Nowhere does Dylan suggest that all of this trouble is about to end. There is the rambling trainsong, When the Ships Come-In that is a furious tirade against anyone whoever exploited anyone, promising that one day the chains will be cut-off and thrown to the bottom of the ocean. But even this is curbed by the proceeding story of Hattie Carroll, a Black woman brutally beaten to death on the drunken whim of a drunk White slaveowner.

Every song on the album is a instant great, a powerful tune of suffering and hardship. Nowhere is this expressed better than in Dylan's personal songs. Boots of Spanish Leather has to be one of the saddest love songs ever written. One Too Many Mornings suggests a mind that can no longer bare to try and observe and rally against the Establishment anymore - the madness it has seen has coloured its vision forever, and Dylan will never be so young, so hopeful ever again.

Down the streets the dogs are barkin, and the day is a gettin' dark. When the night comes in a fallin', the dogs'll lose their bark.
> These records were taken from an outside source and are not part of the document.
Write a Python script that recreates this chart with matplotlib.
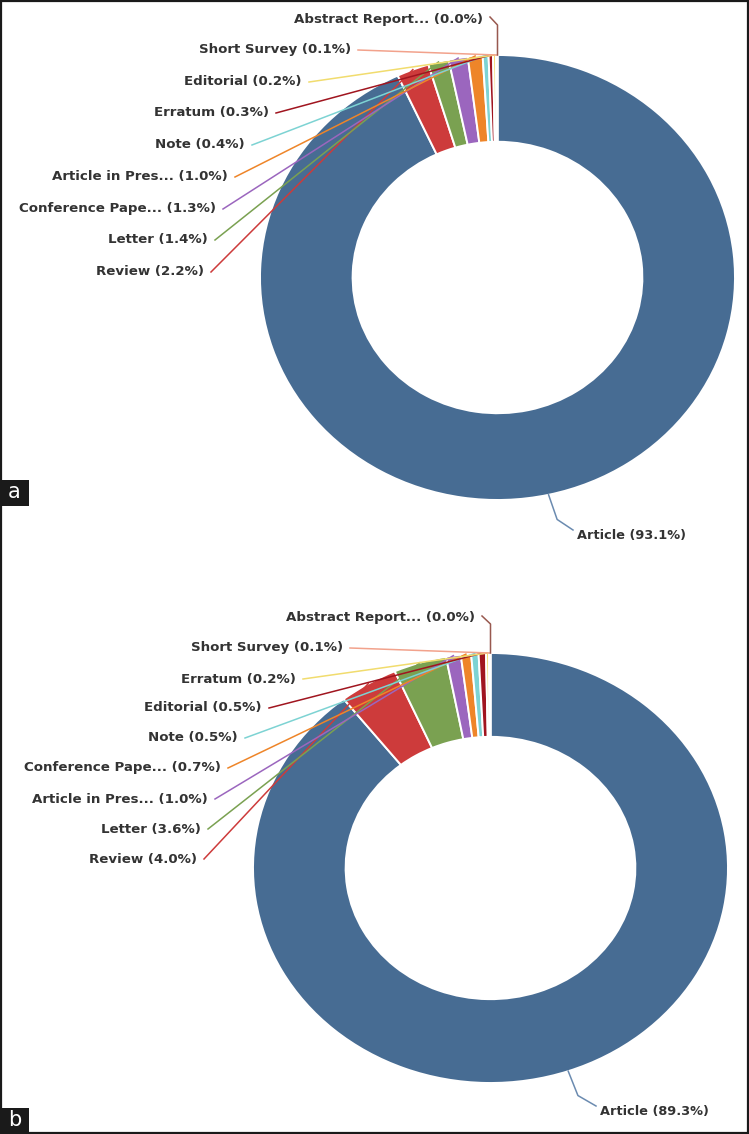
import matplotlib
matplotlib.use('Agg')
import matplotlib.pyplot as plt
import numpy as np
from matplotlib.patches import Rectangle

W, H = 749, 1134

# ---- data ----
names_a = ['Article', 'Review', 'Letter', 'Conference Pape...', 'Article in Pres...',
           'Note', 'Erratum', 'Editorial', 'Short Survey', 'Abstract Report...']
values_a = [93.1, 2.2, 1.4, 1.3, 1.0, 0.4, 0.3, 0.2, 0.1, 0.0]

names_b = ['Article', 'Review', 'Letter', 'Article in Pres...', 'Conference Pape...',
           'Note', 'Editorial', 'Erratum', 'Short Survey', 'Abstract Report...']
values_b = [89.3, 4.0, 3.6, 1.0, 0.7, 0.5, 0.5, 0.2, 0.1, 0.0]

colors = ['#476c93', '#cd3b3b', '#7aa151', '#9b66be', '#ee8529',
          '#7dd3d3', '#a0151f', '#f1dc6e', '#f2a28c', '#98594f']

# ---- layout (pixels) ----
# small labels: right end x and centre y, Review first, Abstract last
lab_x_a = [204, 208, 216, 228, 245, 269, 302, 351, 483]
lab_y_a = [272, 240, 209, 177, 145, 113, 82, 50, 19]
lab_x_b = [197, 201, 208, 221, 238, 262, 296, 343, 475]
lab_y_b = [859, 829, 799, 768, 738, 708, 679, 648, 618]

TXT = '#333333'
FS = 9.6


def draw_panel(fig, names, values, cx, cy, rx, ry, lab_x, lab_y, main_pos):
    ax = fig.add_axes([0, 0, 1, 1])
    ax.patch.set_alpha(0)
    wedges, _ = ax.pie(values, colors=colors, startangle=90, counterclock=False,
                       radius=1.0, normalize=True,
                       wedgeprops=dict(width=0.39, edgecolor='white', linewidth=1.4))
    ax.set_aspect('auto')
    ax.set_xlim(-cx / rx, (W - cx) / rx)
    ax.set_ylim((cy - H) / ry, cy / ry)
    ax.axis('off')

    def px(x, y):
        return (x - cx) / rx, (cy - y) / ry

    def edge_point(w):
        mid = np.deg2rad((w.theta1 + w.theta2) / 2)
        return cx + rx * np.cos(mid), cy - ry * np.sin(mid)

    # small slices, labelled on the left
    for i in range(1, len(values)):
        w = wedges[i]
        xr, yl = lab_x[i - 1], lab_y[i - 1]
        ax.text(*px(xr, yl), f'{names[i]} ({values[i]:.1f}%)', ha='right', va='center',
                fontsize=FS, fontweight='bold', color=TXT)
        ex, ey = edge_point(w)
        sx = xr + 7
        if abs(ex - sx) < 40:
            pts = [(sx, yl - 2), (ex, yl + 6), (ex, ey)]
        else:
            pts = [(sx, yl), (ex, ey)]
        dx, dy = zip(*[px(p, q) for p, q in pts])
        ax.plot(dx, dy, color=w.get_facecolor(), lw=1.1, clip_on=False)

    # main slice
    w = wedges[0]
    ex, ey = edge_point(w)
    tx, ty = main_pos
    ax.text(*px(tx, ty), f'{names[0]} ({values[0]:.1f}%)', ha='left', va='center',
            fontsize=FS - 0.3, fontweight='bold', color=TXT)
    mx, my = ex + 0.35 * (tx - 4 - ex), ey + 0.7 * (ty - 6 - ey)
    dx, dy = zip(*[px(p, q) for p, q in [(ex, ey), (mx, my), (tx - 4, ty - 6)]])
    ax.plot(dx, dy, color='#6b8bb0', lw=1.1, clip_on=False)


fig = plt.figure(figsize=(W / 100, H / 100), dpi=100)

draw_panel(fig, names_a, values_a, 497.5, 277.5, 237.5, 222.5, lab_x_a, lab_y_a, (577, 536))
draw_panel(fig, names_b, values_b, 490.5, 868, 237.5, 215, lab_x_b, lab_y_b, (600, 1112))

# frame and panel tags
top = fig.add_axes([0, 0, 1, 1])
top.patch.set_alpha(0)
top.set_xlim(0, W)
top.set_ylim(H, 0)
top.axis('off')
top.add_patch(Rectangle((1, 1), W - 2.5, H - 2.5, fill=False, edgecolor='#1a1a1a', lw=1.6))
for lab, y0 in [('a', 480), ('b', 1108)]:
    top.add_patch(Rectangle((0, y0), 29, 26, facecolor='#1a1a1a', edgecolor='none'))
    top.text(14.5, y0 + 12, lab, color='white', fontsize=15, ha='center', va='center')

fig.savefig('out.png', dpi=100)
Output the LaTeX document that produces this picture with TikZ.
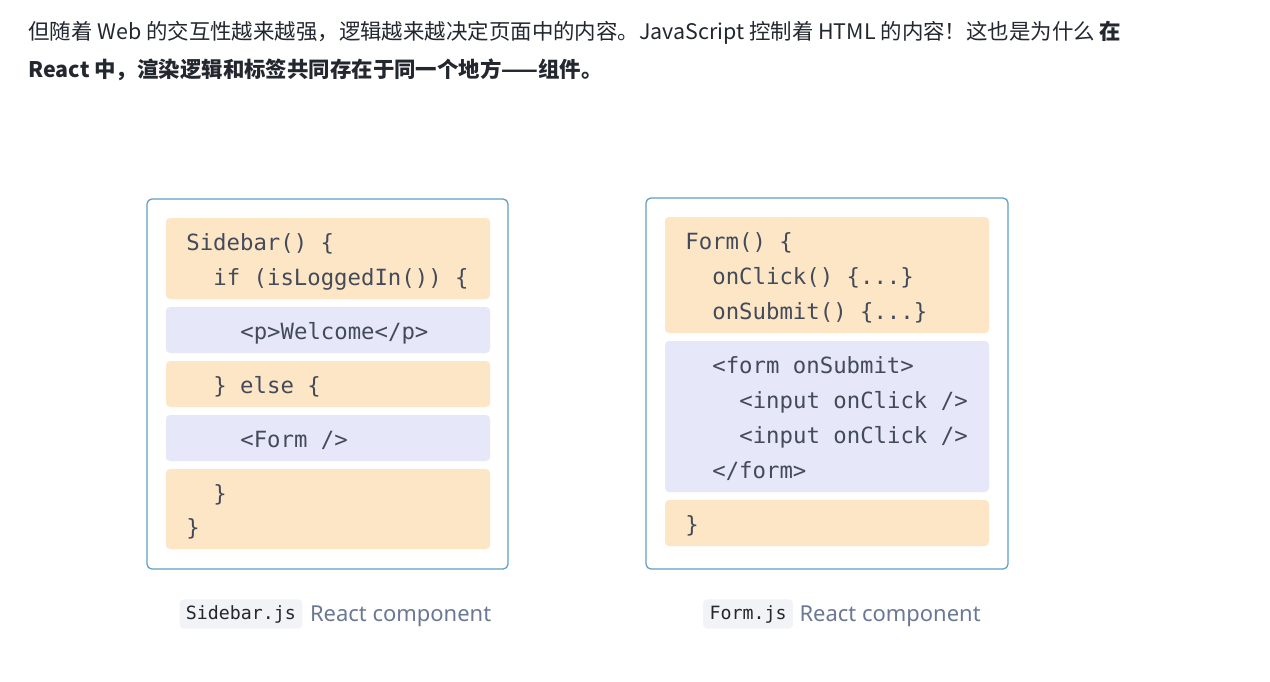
\documentclass[tikz,border=0pt]{standalone}
\usepackage{fontspec}
\setmainfont{Noto Sans}
\setmonofont{DejaVu Sans Mono}
\newfontfamily\cjk{Noto Sans CJK SC}
\usetikzlibrary{positioning}

\definecolor{peach}{HTML}{FDE6C6}
\definecolor{lavender}{HTML}{E6E7F8}
\definecolor{frameblue}{HTML}{5E9DC4}
\definecolor{codegray}{HTML}{434B5A}
\definecolor{textdark}{HTML}{23272F}
\definecolor{captiongray}{HTML}{6B7894}
\definecolor{pillgray}{HTML}{F2F3F6}

\tikzset{
  frame/.style={draw=frameblue, line width=0.7pt, rounded corners=2.8pt},
  orangeblk/.style={fill=peach, rounded corners=2.3pt},
  blueblk/.style={fill=lavender, rounded corners=2.3pt},
  code/.style={anchor=base west, inner sep=0pt, text=codegray, font=\ttfamily\fontsize{12.7}{14}\selectfont},
  para/.style={anchor=base west, inner sep=0pt, text=textdark, font=\cjk\fontsize{12.2}{14}\selectfont},
  pill/.style={fill=pillgray, rounded corners=2.3pt, text=textdark, inner xsep=3.6pt, minimum height=0.52cm, font=\ttfamily\fontsize{10.4}{12}\selectfont},
  caption/.style={inner sep=0pt, text=captiongray, font=\fontsize{12.5}{14}\selectfont},
}

\begin{document}
\begin{tikzpicture}[x=0.02cm, y=-0.02cm]
\fill[white] (0,0) rectangle (1270,681);
\useasboundingbox (0,0) rectangle (1270,681);

% intro text
\node[para] (line1) at (28,39) {但随着 Web 的交互性越来越强，逻辑越来越决定页面中的内容。JavaScript 控制着 HTML 的内容！这也是为什么 \textbf{在}};
\node[para] (line2) at (28,77) {\textbf{React 中，渲染逻辑和标签共同存在于同一个地方——组件。}};

% Sidebar component
\draw[frame] (147,199) rectangle (508,569);
\fill[orangeblk] (166,218) rectangle (490,299);
\fill[blueblk] (166,307) rectangle (490,353);
\fill[orangeblk] (166,361) rectangle (490,407);
\fill[blueblk] (166,415) rectangle (490,461);
\fill[orangeblk] (166,469) rectangle (490,549);
\node[code] (sb1) at (186,250) {Sidebar() \{};
\node[code] (sb2) at (213,285) {if (isLoggedIn()) \{};
\node[code] (sb3) at (240,339) {<p>Welcome</p>};
\node[code] (sb4) at (213,393) {\} else \{};
\node[code] (sb5) at (240,447) {<Form />};
\node[code] (sb6) at (213,501) {\}};
\node[code] (sb7) at (186,535) {\}};

% Form component
\draw[frame] (646,198) rectangle (1008,569);
\fill[orangeblk] (665,217) rectangle (989,333);
\fill[blueblk] (665,341) rectangle (989,492);
\fill[orangeblk] (665,500) rectangle (989,546);
\node[code] (fm1) at (685,249) {Form() \{};
\node[code] (fm2) at (712,284) {onClick() \{...\}};
\node[code] (fm3) at (712,319) {onSubmit() \{...\}};
\node[code] (fm4) at (712,373) {<form onSubmit>};
\node[code] (fm5) at (739,408) {<input onClick />};
\node[code] (fm6) at (739,443) {<input onClick />};
\node[code] (fm7) at (712,478) {</form>};
\node[code] (fm8) at (685,532) {\}};

% captions
\node[pill] (sbfile) at (241,614) {Sidebar.js};
\node[caption, right=0.14cm of sbfile, yshift=-1.5pt] (sbcap) {React component};
\node[pill] (fmfile) at (748,614) {Form.js};
\node[caption, right=0.12cm of fmfile, yshift=-1.5pt] (fmcap) {React component};
\end{tikzpicture}
\end{document}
And the silent night'll shatter from the sounds inside my mind. I'm just one too many mornings and a thousand miles behind. 

The final song, Restless Farewell is a fitting, croaking end to an album soaked in brutality and the pain of defeat. The final verse, counts a false clock trying to tick out my time, to disgrace distract and bother me, but at the same time promises to keep his arrows slick and his powder dry, to retreat in order to work out how to make my own stand and remain as I am. There could be no more fitting album or song to chorus Dylan's departure from the folk scene, and no more apt precursor to the renewed, fighting energies of Bringing It All Back Home and Highway 61.